État d’urgence pour entrepreneuriat
Pour rendre ce changement de paradigme d’action réel, les partenaires et amis du Tchad doivent changer leur prisme autant que le Tchad. Le développement du Tchad passe inéluctablement par le développement du secteur privé qui est aujourd’hui réduit à sa plus simple expression et qui doit bénéficier d’une sorte d’état d’urgence pour entrepreneuriat.
Enfin, l’État transformé pour lequel nous plaidons doit associer les forces de la société civile aux propositions et politiques de transformation de la vie des populations.

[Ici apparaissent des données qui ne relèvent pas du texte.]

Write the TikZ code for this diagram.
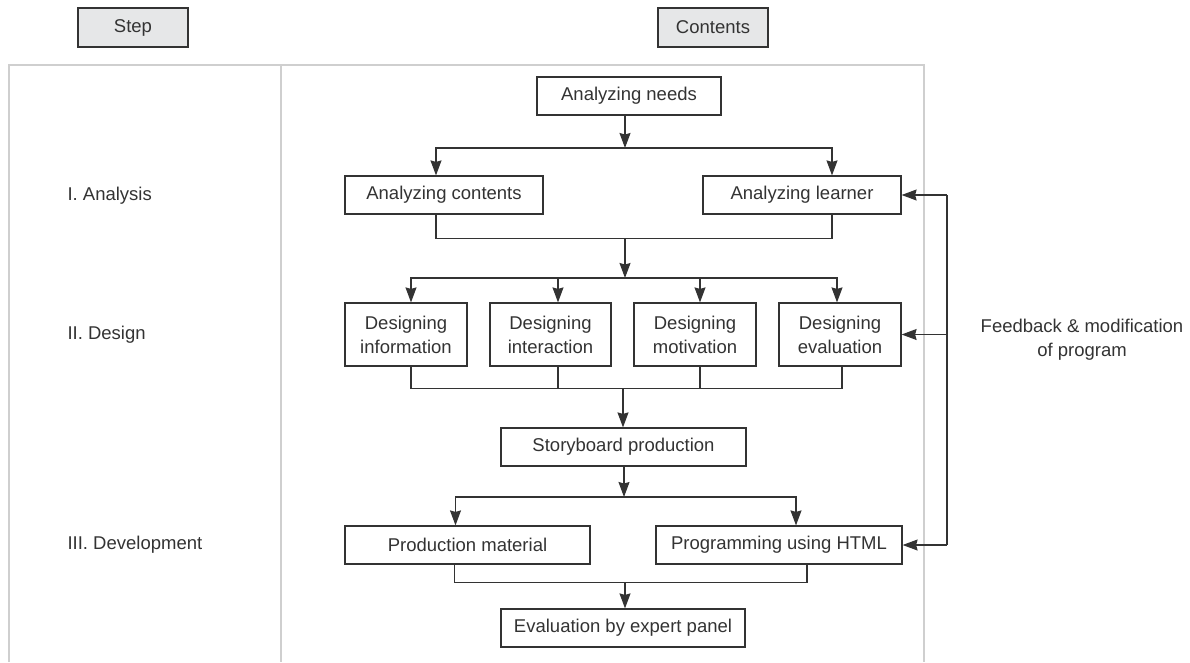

Cela passe par la libération de l’espace démocratique et associatif, en autorisant les manifestations pacifiques, en permettant l’accès équitable aux médias publics pour toutes les sensibilités et en levant la censure de l’accès aux réseaux sociaux.
Il faudrait aussi changer la constitution qui élimine l’essentiel de la population de la participation à la vie politique pour des raisons d’âge ou de foi et réécrire les ordonnances sur les partis politiques, les associations, les médias et le statut de l’opposition.
Ces objectifs sont à portée de main, mais y parvenir nécessitera de se faire violence positive. Il faut oser regarder cette réalité en face, celle d’un pays qui, malgré ses ressources, n’a pas pu tenir pendant des décennies d’un même leadership la promesse d’un développement minimal que des pays moins nantis et comparables réussissent.
Ne pas le faire, c’est laisser l’indifférence faire le nid du chaos inéluctable, celui d’une révolution violente animée par les Tchadiens de plus en plus nombreux et sans perspective qu’aucune répression même violente ne pourra contenir.
Aucun Tchadien se préoccupant de l’avenir de ce pays ne peut se satisfaire de cette perspective du chaos. Aucun partenaire du Tchad se préoccupant de la soutenabilité de son rapport au Tchad ne doit fermer les yeux sur cette situation. Il faut donc agir pour cette perspective autre, celle d’une transition enfin sans violence afin de créer une République de développement intégral.